First, Newkirk alleges that CMC refused to provide her with information needed to perform her job. Generally, an adverse employment action requires the loss of some actual or potential benefit such as through a demotion, termination, or loss of wages, benefits or material responsibilities. Crady v. Liberty Nat'l Bank Trust Co. of Indiana, 993 F.2d 132, 136 (7th Cir. 1993). A mere failure to provide information without any loss of actual or potential benefit simply does not constitute an adverse employment action under the law.

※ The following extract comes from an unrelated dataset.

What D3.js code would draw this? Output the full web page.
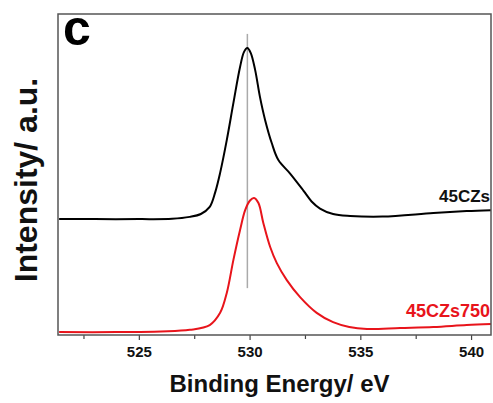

Next, Newkirk highlights evidence that approximately one week after filing this discrimination claim, Newkirk was suspended with full pay and benefits and subsequently fired. In response, CMC provides evidence that Newkirk was suspended and fired because Newkirk copied and left the building with both her own, as well as other individual's confidential human resource documents, including private job performance evaluations, to attach to her Complaint in this case. Here, although Newkirk was engaged in statutorily protected activity of filing a discriminatory claim and although she did suffer an adverse employment action of being suspended then fired, based upon the facts presented, it is clear that Newkirk was aware that her actions both violated company policy and constituted theft. Therefore, because she fails to establish a causal link between her filing a discrimination claim and her being suspended then fired, summary judgment is granted for CMC on this Count.
CONCLUSION
For the reasons set forth above, the Court denies Defendant's Motion for Summary Judgment as to Counts I and II and grants the motion as to Counts III and IV.